REFLECT :: There’s so much poetry happening here these days, here being the East Bay, being the flatlands east of the San Francisco Bay and west of the Berkeley-Oakland Hills, being the center of Northern California art and literature now that San Francisco itself has successfully driven most of its real artists and writers away to safe distance so that the tech zombies don’t have to look at us too often and see what they’ve become, being Here where there is a Here, being Magic Land, being Oak Land, being pure combustion. Too much to tell, really, and I only witness a fraction, as do we all. Hosted three events myself the month, all of them rockin’: first Babar in Exile #2, with Julia Vinograd, David Gollub, Kathleen Wood, and MK Chavez injecting the fire of the 90’s into the word-veins of the present, then the Bay Area Edition of The National Beat Poetry Festival 2015, with Jerry Kamstra, Jami Cassady Ratto, Clive Matson, Jessica Loos, Daniel Yaryan, Jennifer Barone, and Gerald Nicosia kickin’ it original Beat-style, and finally read myself with Neeli Cherkovski and Vancouver, WA poets Christopher Luna and Toni Partington, who were celebrating their wedding with a honeymoon tour.

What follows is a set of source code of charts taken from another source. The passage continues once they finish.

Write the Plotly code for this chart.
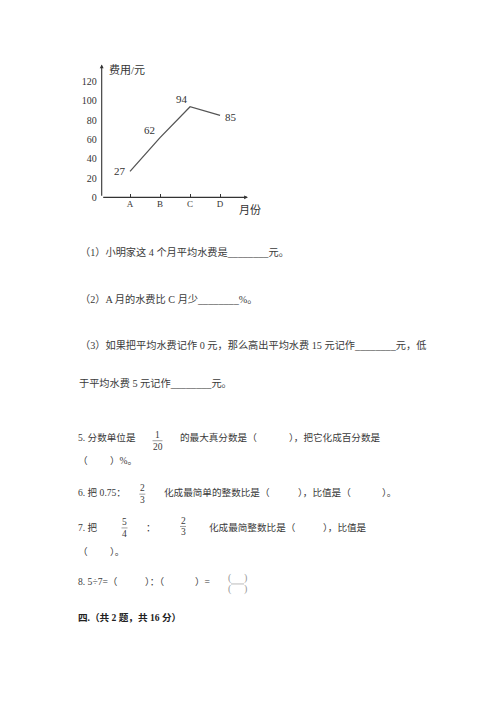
import plotly.graph_objects as go

# ---- data ----
months = ["A", "B", "C", "D"]
fees = [27, 62, 94, 85]
y_ticks = [0, 20, 40, 60, 80, 100, 120]
y_title = "费用/元"
x_title = "月份"

# the page body has an 8px margin, so the figure is drawn 8px in from the corner
OFF = 8
W, H = 500 - 2 * OFF, 707 - 2 * OFF
SERIF = "Liberation Serif, Noto Sans CJK SC, serif"
TXT = "#3a3a3a"


def px(x):
    return (x - OFF) / W


def py(y):
    return 1 - (y - OFF) / H


xs = list(range(len(months)))
x_lo, x_hi = -0.943, 3.93
y_lo, y_hi = 0, 137.8

fig = go.Figure()
fig.add_trace(go.Scatter(
    x=xs, y=fees, mode="lines",
    line=dict(color="#555555", width=1.3),
    hoverinfo="skip", showlegend=False,
))

ann = []
# axis arrows
ann.append(dict(x=x_hi, y=0, ax=x_lo, ay=0, xref="x", yref="y", axref="x", ayref="y",
                showarrow=True, arrowhead=2, arrowsize=0.7, arrowwidth=1.1,
                arrowcolor="#333333", text=""))
ann.append(dict(x=x_lo, y=y_hi, ax=x_lo, ay=0, xref="x", yref="y", axref="x", ayref="y",
                showarrow=True, arrowhead=2, arrowsize=0.7, arrowwidth=1.1,
                arrowcolor="#333333", text=""))

# value labels
offsets = [("right", -2, 0), ("right", -3, 8), ("right", 0, 8), ("left", 3, -2)]
for xi, v, (anc, dx, dy) in zip(xs, fees, offsets):
    ann.append(dict(x=xi, y=v, xref="x", yref="y", text=str(v), showarrow=False,
                    xanchor=anc, yanchor="middle", xshift=dx, yshift=dy,
                    font=dict(family=SERIF, size=11, color="#333333")))

# axis titles
ann.append(dict(x=px(107), y=py(71), xref="paper", yref="paper", text=y_title,
                showarrow=False, xanchor="left", yanchor="middle",
                font=dict(family=SERIF, size=11, color="#333333")))
ann.append(dict(x=px(236.5), y=py(212), xref="paper", yref="paper", text=x_title,
                showarrow=False, xanchor="left", yanchor="middle",
                font=dict(family=SERIF, size=11, color="#333333")))


def T(x, y, s, size=10.2, anchor="left", bold=False, color=TXT):
    if bold:
        s = "<b>" + s + "</b>"
    ann.append(dict(x=px(x), y=py(y), xref="paper", yref="paper", text=s,
                    showarrow=False, xanchor=anchor, yanchor="middle",
                    font=dict(family=SERIF, size=size, color=color)))


shapes = []


def frac(xc, y_num, y_den, num, den, size=9.5, bar=True, half=5):
    T(xc, y_num, num, size=size, anchor="center")
    T(xc, y_den, den, size=size, anchor="center")
    if bar:
        yb = (y_num + y_den) / 2
        shapes.append(dict(type="line", xref="paper", yref="paper",
                           x0=px(xc - half), x1=px(xc + half), y0=py(yb), y1=py(yb),
                           line=dict(color="#888888", width=0.8)))


# questions (1)-(3)
T(78, 254, "（1）小明家这 4 个月平均水费是________元。")
T(78, 302, "（2）A 月的水费比 C 月少________%。")
T(78, 348, "（3）如果把平均水费记作 0 元，那么高出平均水费 15 元记作________元，低")
T(77, 386, "于平均水费 5 元记作________元。")

QS = 9.6
# 5
T(76, 441, "5. 分数单位是", size=QS)
frac(157.5, 438.5, 450.5, "1", "20", half=5)
T(178, 441, "的最大真分数是（", size=QS)
T(383, 441, "），把它化成百分数是", size=QS, anchor="right")
T(76, 464, "（", size=QS)
T(108, 464, "）%。", size=QS)
# 6
T(76, 497, "6. 把 0.75：", size=QS)
frac(142.3, 492.5, 504.3, "2", "3", half=3)
T(162, 497, "化成最简单的整数比是（", size=QS)
T(296, 497, "），比值是（", size=QS)
T(380, 497, "）。", size=QS)
# 7
T(76, 532, "7. 把", size=QS)
frac(124.5, 526, 539, "5", "4", half=3)
T(151, 532, "：", size=QS, anchor="center")
frac(183, 525, 537, "2", "3", half=3)
T(207, 532, "化成最简整数比是（", size=QS)
T(321, 532, "），比值是", size=QS)
T(76, 556, "（", size=QS)
T(108, 556, "）。", size=QS)
# 8
T(76, 587, "8. 5÷7=（", size=QS)
T(143, 587, "）：（", size=QS)
T(193, 587, "）=", size=QS)
for yy in (583, 594):
    T(230, yy, "(", size=10, anchor="center", color="#999999")
    T(245, yy, ")", size=10, anchor="center", color="#999999")
shapes.append(dict(type="line", xref="paper", yref="paper",
                   x0=px(231), x1=px(244), y0=py(589), y1=py(589),
                   line=dict(color="#aaaaaa", width=0.8)))
# header
T(76, 623, "四.（共 2 题，共 16 分）", size=QS, bold=True, color="#222222")

fig.update_layout(
    width=W, height=H,
    margin=dict(l=0, r=0, t=0, b=0),
    paper_bgcolor="white", plot_bgcolor="white",
    showlegend=False,
    xaxis=dict(domain=[px(101.7), px(248)], range=[x_lo, x_hi],
               tickvals=xs, ticktext=months, ticks="inside", ticklen=3,
               tickcolor="#333333", showgrid=False, zeroline=False, showline=False,
               tickfont=dict(family=SERIF, size=9, color="#333333"), fixedrange=True),
    yaxis=dict(domain=[py(199), py(65)], range=[y_lo, y_hi],
               tickvals=y_ticks, ticks="", showgrid=False, zeroline=False,
               showline=False, ticklabelstandoff=4,
               tickfont=dict(family=SERIF, size=10, color="#333333"), fixedrange=True),
    annotations=ann,
    shapes=shapes,
)

fig.write_html("out.html")
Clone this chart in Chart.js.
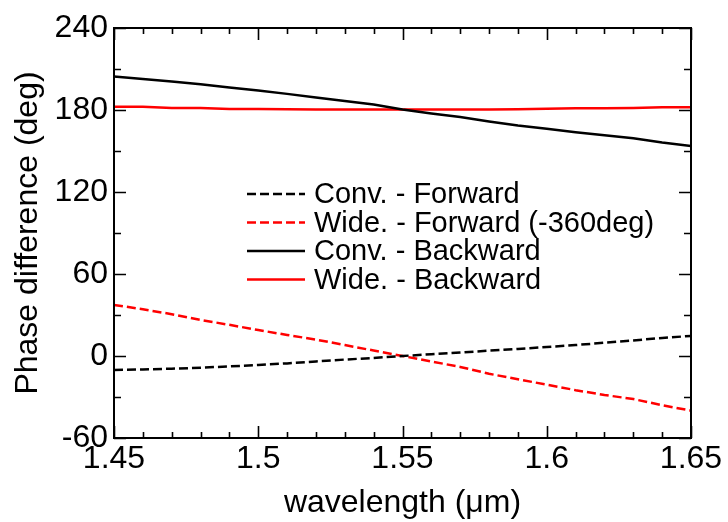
<!DOCTYPE html>
<html><head><meta charset="utf-8">
<script src="https://cdn.jsdelivr.net/npm/chart.js@4.4.0/dist/chart.umd.min.js"></script>
<style>html,body{margin:0;padding:0;background:#fff}#wrap{width:728px;height:522px}</style>
</head><body><div id="wrap"><canvas id="c" width="728" height="522"></canvas></div>
<script>
const wavelengths = [1.45,1.46,1.47,1.48,1.49,1.50,1.51,1.52,1.53,1.54,1.55,1.56,1.57,1.58,1.59,1.60,1.61,1.62,1.63,1.64,1.65];
const convForward  = [-10.3,-9.8,-9.3,-8.6,-7.6,-6.6,-5.4,-4.0,-2.6,-1.4,0.0,1.3,2.6,3.9,5.2,6.6,8.0,9.7,11.4,13.2,14.7];
const wideForward  = [37.4,34.2,30.6,26.4,22.8,19.0,15.4,12.0,8.0,4.0,0.0,-4.0,-8.0,-13.0,-17.0,-21.0,-25.0,-28.5,-31.5,-36.0,-40.0];
const convBackward = [204.5,202.7,200.8,198.8,196.5,194.2,191.8,189.2,186.6,184.0,180.3,177.4,174.8,171.6,168.6,166.2,163.8,161.5,159.4,156.3,153.7];
const wideBackward = [182.3,182.3,181.5,181.5,180.8,180.8,180.5,180.4,180.3,180.3,180.3,180.3,180.3,180.4,180.5,181.0,181.3,181.3,181.5,182.0,182.0];
const seriesLabels = ['Conv. - Forward','Wide. - Forward (-360deg)','Conv. - Backward','Wide. - Backward'];
const xTicks = [1.45,1.5,1.55,1.6,1.65];
const yTicks = [-60,0,60,120,180,240];

const FONT = "'Liberation Sans', Arial, Helvetica, sans-serif";
const toXY = arr => arr.map((v,i)=>({x:wavelengths[i], y:v}));

const frameTicks = {
  id:'frameTicks',
  afterDatasetsDraw(chart){
    const {ctx, chartArea:a, scales:{x, y}} = chart;
    ctx.save();
    ctx.strokeStyle = '#000';
    ctx.lineWidth = 1.6;
    ctx.beginPath();
    for (let i=0;i<=20;i++){
      const v = 1.45 + i*0.01;
      const px = Math.round(x.getPixelForValue(v))+0.5;
      const len = (i%5===0)?12:6;
      ctx.moveTo(px, a.bottom); ctx.lineTo(px, a.bottom-len);
      ctx.moveTo(px, a.top); ctx.lineTo(px, a.top+len);
    }
    for (let v=-60; v<=240; v+=30){
      const py = Math.round(y.getPixelForValue(v))+0.5;
      const len = (v%60===0)?12:7;
      ctx.moveTo(a.left, py); ctx.lineTo(a.left+len, py);
      ctx.moveTo(a.right, py); ctx.lineTo(a.right-len, py);
    }
    ctx.stroke();
    ctx.lineWidth = 2;
    ctx.strokeRect(a.left, a.top, a.right-a.left, a.bottom-a.top);
    ctx.restore();
  }
};

const innerLegend = {
  id:'innerLegend',
  afterDraw(chart){
    const ctx = chart.ctx;
    ctx.save();
    chart.data.datasets.forEach((ds,i)=>{
      const yy = 194 + i*28.5;
      ctx.strokeStyle = ds.borderColor;
      ctx.lineWidth = ds.borderWidth;
      ctx.setLineDash(ds.borderDash || []);
      ctx.beginPath(); ctx.moveTo(247, yy); ctx.lineTo(305, yy); ctx.stroke();
      ctx.setLineDash([]);
      ctx.fillStyle = '#000';
      ctx.font = "29px " + FONT;
      ctx.textBaseline = 'middle';
      ctx.textAlign = 'left';
      ctx.fillText(ds.label, 314, yy+1);
    });
    ctx.restore();
  }
};

new Chart(document.getElementById('c'), {
  type:'line',
  data:{
    datasets:[
      {label:seriesLabels[0], data:toXY(convForward), borderColor:'#000000', borderWidth:2.5, borderDash:[9,4], pointRadius:0, tension:0},
      {label:seriesLabels[1], data:toXY(wideForward), borderColor:'#ff0000', borderWidth:2.5, borderDash:[9,4], pointRadius:0, tension:0},
      {label:seriesLabels[2], data:toXY(convBackward), borderColor:'#000000', borderWidth:2.5, pointRadius:0, tension:0},
      {label:seriesLabels[3], data:toXY(wideBackward), borderColor:'#ff0000', borderWidth:2.5, pointRadius:0, tension:0}
    ]
  },
  options:{
    responsive:false, animation:false, devicePixelRatio:1,
    layout:{padding:{left:0, top:28, right:37, bottom:0}},
    plugins:{legend:{display:false}, tooltip:{enabled:false}},
    scales:{
      x:{type:'linear', min:1.45, max:1.65,
        afterBuildTicks: s => { s.ticks = xTicks.map(v=>({value:v})); },
        ticks:{font:{size:32, family:FONT}, color:'#000', padding:2, maxRotation:0, autoSkip:false, callback:v=>String(v)},
        grid:{display:false, drawTicks:false}, border:{display:false},
        title:{display:true, text:'wavelength (\u03bcm)', color:'#000', font:{size:32, family:FONT}, padding:{top:4, bottom:0}},
        afterFit: s => { s.height = 84; }
      },
      y:{type:'linear', min:-60, max:240,
        afterBuildTicks: s => { s.ticks = yTicks.map(v=>({value:v})); },
        ticks:{font:{size:32, family:FONT}, color:'#000', padding:6, autoSkip:false},
        grid:{display:false, drawTicks:false}, border:{display:false},
        title:{display:true, text:'Phase difference (deg)', color:'#000', font:{size:32, family:FONT}, padding:{top:9, bottom:0}},
        afterFit: s => { s.width = 114; }
      }
    }
  },
  plugins:[frameTicks, innerLegend]
});
</script></body></html>
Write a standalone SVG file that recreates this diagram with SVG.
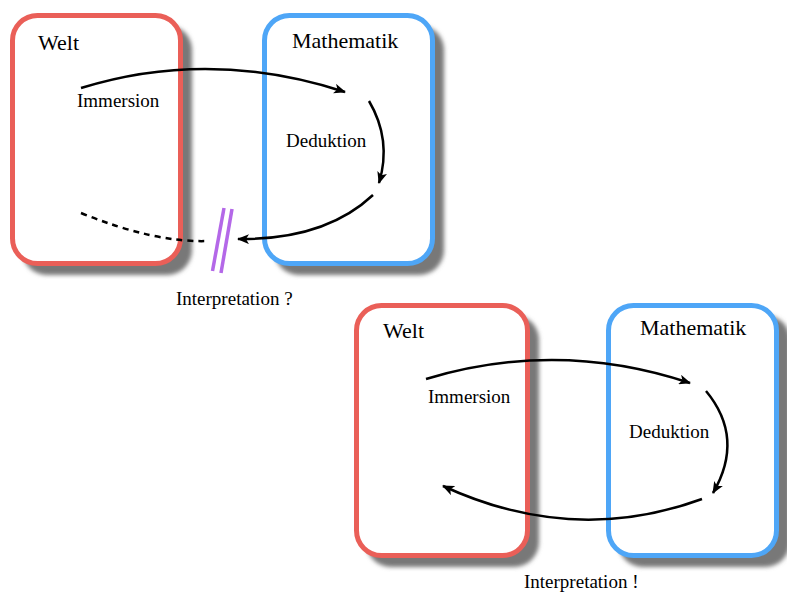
<svg xmlns="http://www.w3.org/2000/svg" width="787" height="592" viewBox="0 0 787 592">
<defs>
<filter id="sh" x="-20%" y="-20%" width="140%" height="140%">
<feGaussianBlur stdDeviation="2"/>
</filter>
<marker id="ah" viewBox="0 0 12 10" refX="11" refY="5" markerWidth="12" markerHeight="10" markerUnits="userSpaceOnUse" orient="auto">
<path d="M0,0 L12,5 L0,10 L3,5 Z" fill="#000"/>
</marker>
<style>
.shadow{fill:#787878;filter:url(#sh)}
.welt{fill:#fff;stroke:#ea5f58;stroke-width:5}
.math{fill:#fff;stroke:#4ea6f7;stroke-width:5}
.t{font-family:"Liberation Serif","Times New Roman",serif;fill:#000}
.big{font-size:22px}
.lbl{font-size:19px}
.arr{fill:none;stroke:#000;stroke-width:2.5;marker-end:url(#ah)}
.dash{fill:none;stroke:#000;stroke-width:2.5;stroke-dasharray:6,5}
.slash{stroke:#b468e8;stroke-width:3.5}
</style>
</defs>
<rect x="0" y="0" width="787" height="592" fill="#fff"/>
<g id="shadows">
<rect class="shadow" x="22" y="25" width="170" height="250" rx="25"/>
<rect class="shadow" x="274" y="25" width="170" height="250" rx="25"/>
<rect class="shadow" x="366" y="315" width="173" height="252" rx="25"/>
<rect class="shadow" x="618" y="315" width="172" height="252" rx="25"/>
</g>
<g id="welt1">
<rect class="welt" x="12.5" y="15.5" width="168" height="248" rx="25"/>
<text class="t big" x="38" y="50">Welt</text>
</g>
<g id="math1">
<rect class="math" x="264.5" y="15.5" width="168" height="248" rx="25"/>
<text class="t big" x="292" y="48">Mathematik</text>
</g>
<g id="welt2">
<rect class="welt" x="356.5" y="305.5" width="171" height="250" rx="25"/>
<text class="t big" x="383" y="338">Welt</text>
</g>
<g id="math2">
<rect class="math" x="608.5" y="305.5" width="168" height="250" rx="25"/>
<text class="t big" x="640" y="335">Mathematik</text>
</g>
<g id="connectors">
<path class="arr" d="M81,88 Q210,48 345,92"/>
<path class="arr" d="M369,101 Q392,140 379,183"/>
<path class="arr" d="M373,195 Q325,240 238,239"/>
<path class="dash" d="M81,213 Q155,243 208,241"/>
<line class="slash" x1="224" y1="208" x2="212.5" y2="271"/>
<line class="slash" x1="232" y1="209" x2="221" y2="273"/>
<path class="arr" d="M426,379 Q558,339 690,383"/>
<path class="arr" d="M706,391 Q745,438 713,493"/>
<path class="arr" d="M702,499 Q573,546 443,486"/>
</g>
<g id="labels">
<text class="t lbl" x="77" y="107">Immersion</text>
<text class="t lbl" x="286" y="147">Deduktion</text>
<text class="t lbl" x="176" y="305">Interpretation ?</text>
<text class="t lbl" x="428" y="403">Immersion</text>
<text class="t lbl" x="629" y="438">Deduktion</text>
<text class="t lbl" x="524" y="588">Interpretation !</text>
</g>
</svg>
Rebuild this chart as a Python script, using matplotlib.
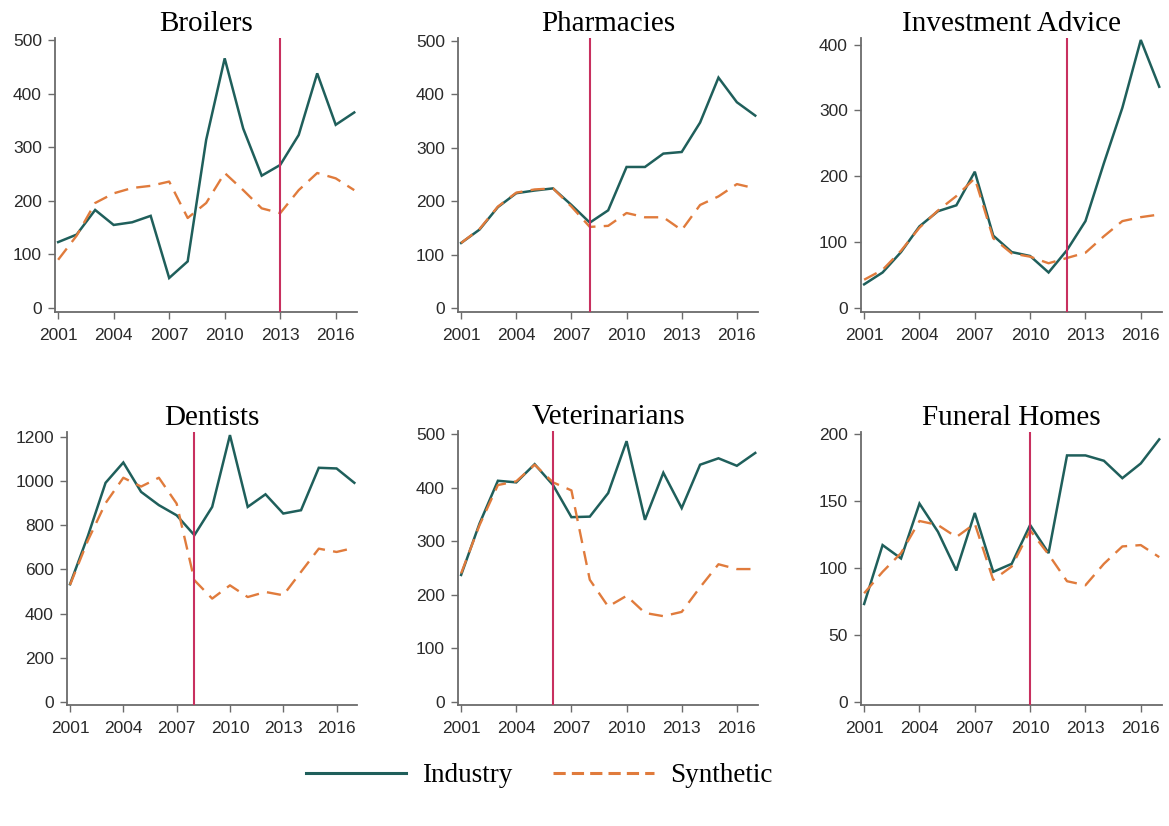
import numpy as np
import matplotlib
matplotlib.use('Agg')
import matplotlib.pyplot as plt

# years shared by every panel
years = np.arange(2001, 2018)

titles = ["Broilers", "Pharmacies", "Investment Advice",
          "Dentists", "Veterinarians", "Funeral Homes"]
treat_years = [2013, 2008, 2012, 2008, 2006, 2010]

broilers_ind = [123, 137, 183, 155, 160, 172, 56, 87, 314, 466, 335, 247, 267, 323, 438, 342, 365]
broilers_syn = [90, 135, 196, 214, 224, 228, 236, 168, 196, 252, 220, 186, 177, 220, 252, 242, 220]

pharm_ind = [122, 147, 189, 215, 220, 224, 193, 160, 183, 264, 264, 289, 292, 347, 431, 385, 360]
pharm_syn = [122, 148, 190, 216, 222, 224, 190, 152, 154, 178, 170, 170, 146, 193, 209, 232, 224]

invest_ind = [36, 54, 85, 124, 147, 156, 207, 110, 85, 79, 54, 88, 132, 220, 304, 407, 336]
invest_syn = [43, 58, 87, 122, 148, 170, 197, 106, 83, 78, 68, 76, 84, 109, 132, 138, 142]

dent_ind = [533, 750, 992, 1084, 951, 891, 845, 755, 883, 1208, 883, 940, 853, 868, 1060, 1057, 992]
dent_syn = [530, 730, 900, 1015, 975, 1015, 898, 551, 468, 528, 475, 498, 483, 589, 694, 679, 698]

vet_ind = [237, 333, 413, 410, 444, 405, 345, 346, 390, 487, 340, 428, 362, 443, 455, 441, 465]
vet_syn = [240, 330, 405, 412, 443, 410, 395, 228, 178, 198, 166, 160, 168, 214, 257, 248, 248]

fun_ind = [73, 117, 107, 148, 127, 98, 141, 97, 103, 132, 111, 184, 184, 180, 167, 178, 196]
fun_syn = [81, 97, 111, 135, 132, 123, 133, 91, 101, 128, 110, 90, 87, 103, 116, 117, 108]

industry = [broilers_ind, pharm_ind, invest_ind, dent_ind, vet_ind, fun_ind]
synthetic = [broilers_syn, pharm_syn, invest_syn, dent_syn, vet_syn, fun_syn]

xticks = [2001, 2004, 2007, 2010, 2013, 2016]
yticks = [np.arange(0, 501, 100), np.arange(0, 501, 100), np.arange(0, 401, 100),
          np.arange(0, 1201, 200), np.arange(0, 501, 100), np.arange(0, 201, 50)]

IND_COLOR = '#1f5f5b'
SYN_COLOR = '#e07b3c'
VLINE_COLOR = '#c8305f'
SPINE_COLOR = '#6b6b6b'

W, H = 1169, 826
fig = plt.figure(figsize=(W / 100, H / 100), dpi=100)

# axes boxes in pixels: left, top, right, bottom
boxes = [(55, 38, 357, 312), (458, 38, 758, 312), (861, 38, 1162, 312),
         (67, 432, 357, 705), (458, 431, 758, 705), (861, 432, 1162, 705)]
ylims = [(-7.5, 504), (-7, 505), (-6, 410), (-13.6, 1222), (-6, 506), (-2.5, 201.5)]

for i in range(6):
    l, t, r, b = boxes[i]
    ax = fig.add_axes([l / W, 1 - b / H, (r - l) / W, (b - t) / H])
    ax.plot(years, industry[i], color=IND_COLOR, lw=1.8, solid_joinstyle='miter')
    ax.plot(years, synthetic[i], color=SYN_COLOR, lw=1.7, dashes=(6, 3.5))
    ax.axvline(treat_years[i], color=VLINE_COLOR, lw=1.5, zorder=5)

    ax.set_xlim(2000.83, 2017.15)
    ax.set_ylim(*ylims[i])
    ax.set_xticks(xticks)
    ax.set_yticks(yticks[i])
    for side in ['top', 'right']:
        ax.spines[side].set_visible(False)
    for side in ['left', 'bottom']:
        ax.spines[side].set_color(SPINE_COLOR)
        ax.spines[side].set_linewidth(1.3)
    ax.tick_params(length=5, width=1.0, color=SPINE_COLOR,
                   labelsize=12.5, labelcolor='#2a2a2a')
    ax.tick_params(axis='x', pad=6.5)
    ax.tick_params(axis='y', pad=4.5)
    for lab in ax.get_xticklabels() + ax.get_yticklabels():
        lab.set_family('Liberation Sans')
    ax.set_title(titles[i], family='Liberation Serif', fontsize=21, pad=5)

handles = [plt.Line2D([], [], color=IND_COLOR, lw=2.2),
           plt.Line2D([], [], color=SYN_COLOR, lw=2.2, dashes=(4, 2))]
fig.legend(handles, ["Industry", "Synthetic"], loc='center',
           bbox_to_anchor=(539 / W, 1 - 776 / H), ncol=2, frameon=False,
           prop={'family': 'Liberation Serif', 'size': 19.5},
           handlelength=3.7, handletextpad=0.6, columnspacing=1.5)

fig.savefig('out.png', dpi=100, facecolor='white')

All an honor to witness and partake in. But that didn’t stop me from basking in a few other extra-marv events as well. Highlights were def the 5th Anniversary Reading for Lyrics & Dirges, one of Berkeley’s top-notchest feature focused events (stop by some third Wednesday and check ‘er out!), this one with Allie Marini, Vernon Keeve III, Maisha Z. Johnson, Joshua Kent Fowler, Peter Bullen, Brynn Saito, and classical Spanish guitar by Hao Tran, AND a seriously howlalicious Full Moon Reading to close out the month at the silvery edge of Lake Merritt, hosted by that very same Vernon Keeve III, featuring the lunar songs and rants of Claudette Moonsong Davis, Yume Kim, Jesse Prado, Jezebel Delilah X, Cassandra Dallett, and Denise Benavides. We’re talkin’ banquets here, folks, pret’ near every night of the forever, feasts of mindheartsoulflesh and the drum of the next age. So stop on by sometime, pret’ near any time, that’s the East Bay, remember, and make sure you’re good and hungry.
~ ~ ~
To rid something of bad energy, take it to the earth. Place the object on the ground, being sure to put it face down. Some prefer the middle of a field or plain, an open grassy place; I use the soil between the roots of a great tree. In either case, the earth will pull the bad stuff down, and roots will soak it up and churn it into cellulose. If you want to keep the object, leave it there until it’s clean. If you don’t want to keep it, first acquire a new garden spade – it has to be unused. Use it to bury the object at least a foot deep. Make whatever noises you need to over the spot (including none at all), then turn away and fling the spade as far as you can.